D EPUIS que l'on sait que le dibromochloropropane, un agent utilisé pour la lutte contre les nématodes, est associé à une diminution marquée du nombre de spermatozoïdes, on cherche à savoir si l'exposition professionnelle à d'autres produits peut altérer la spermatogenèse. Mais, jusqu'à présent, peu de produits se sont montrés toxiques pour la reproduction humaine. Le plomb pourrait être néfaste à de fortes concentrations. Des études danoises ont suggéré que les soudeurs peuvent avoir un spermogramme pauvre mais cela n'est pas très clair. Des études isolées ont aussi mis en avant un risque lié à d'autres métaux, pesticides et agents physiques.

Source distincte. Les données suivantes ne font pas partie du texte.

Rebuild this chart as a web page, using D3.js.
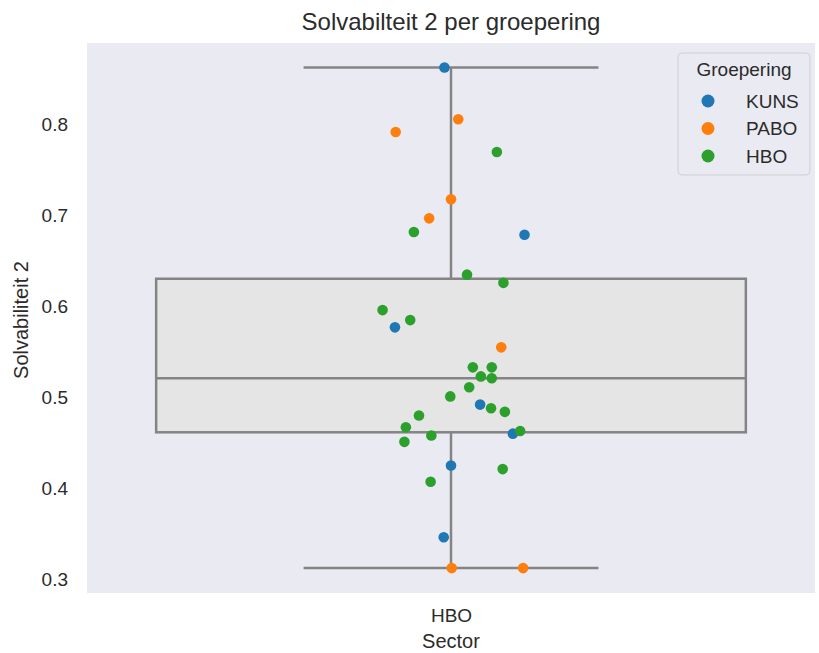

L'exposition aux solvants organiques est répandue. Chez l'animal, on a observé des dégâts testiculaires spécifiques (par exemple, le n-hexane sur la cellule de Sertoli) ou une diminution du poids testiculaire. Chez l'homme, peu d'études ont été réalisées. Quelques effets mineurs ont été notés dans les populations exposées au perchloroéthylène, au styrène, aux éthers d'éthylène de glycol (classe de solvants organiques présents dans les peintures, les encres et les diluants).
Deux études européennes antérieures
En Europe, deux études ont été réalisées dans des centres d'infertilité : l'une, belge, a montré que les hommes consultant pour infertilité de couple avaient, plus souvent que les contrôles, des métabolites d'éther de glycol dans leurs urines ; l'autre, néerlandaise, a suggéré que les hommes infertiles avaient été exposés à des solvants aromatiques, plus souvent que des hommes fertiles.
Lorsque ces deux travaux ont été publiés, une étude canadienne était déjà en route. C'est elle qui est maintenant publiée dans la revue scientifique « Occupational and Environnemental Medicine » par Cherry, Labrèche, Collins et Tulandi.
Ce nouveau travail a porté sur tous les couples vus dans un seul centre d'infertilité de Montréal (Royal Victoria Hospital, McGill University) entre 1972 et 1991. Afin de tester la reproductibilité des résultats, les auteurs ont utilisé les données d'un autre travail, l'étude CITES (Canadian Infertility Therapy Evaluation Study), conduite dans dix centres canadiens entre 1984 et 1987.
Chez tous les sujets, on a étudié le sperme (concentration, mobilité, morphologie) recueilli après trois jours d'abstinence.
Les sujets ont été répartis en deux groupes : les « cas » (moins de 12 millions de spermatozoïdes par ml) et les « contrôles » (plus de 12 millions par ml).
Pas moins de 13 000 emplois ont été analysés pour y évaluer la possibilité ou non d'une exposition aux solvants organiques. Quatre types d'emplois ont été définis : 1) pas d'exposition ; 2) faible exposition, inférieure à 30 % du seuil (catégorie 1) ; 3) exposition modérée, entre 30 et 50 % du seuil (catégorie 2) ; 4) élevée, supérieure à 50 % (catégorie 3).
Différents niveau d'exposition en fonction des emplois
Au total, on a trouvé 35 emplois de catégorie 1, 11 de catégorie 2, et 5 de catégorie 3 (peintres en bâtiment, opérateur d'imprimerie, autres employés d'imprimerie, blanchisseurs, ouvriers de construction navale).
Dans l'étude Montréal, on a trouvé une relation significative entre une faible concentration de spermatozoïdes et exposition aux solvants (odds ratio de 2,07 pour une exposition modérée et de 3,83 pour une exposition élevée). Dans l'étude CITES, la relation a été confirmée pour une exposition élevée mais pas pour une exposition modérée.
« Ces résultats concordent avec ceux de deux études européennes récentes », indiquent les auteurs, même si des biais peuvent être envisagés. Il ne semble pas que ce soit ici le cas de l'alcool, du tabac, voire d'une exposition au plomb.
« La présente étude ne permet pas d'identifier la nature exacte de l'exposition toxique dans ces emplois caractérisés par l'utilisation de solvants et ne permet pas non plus de mesurer exactement le risque. Toutefois, elle s'ajoute aux données qui suggèrent que l'exposition aux solvants organiques constitue un risque pour la fertilité masculine », précisent-ils.
« Ces résultats suggèrent que des efforts devraient être faits pour identifier les composés à risque pour la fertilité masculine et, si le risque est confirmé, pour contrôler leur usage. »
« Occup Environ Med », 2001 ; 58 : 635-640.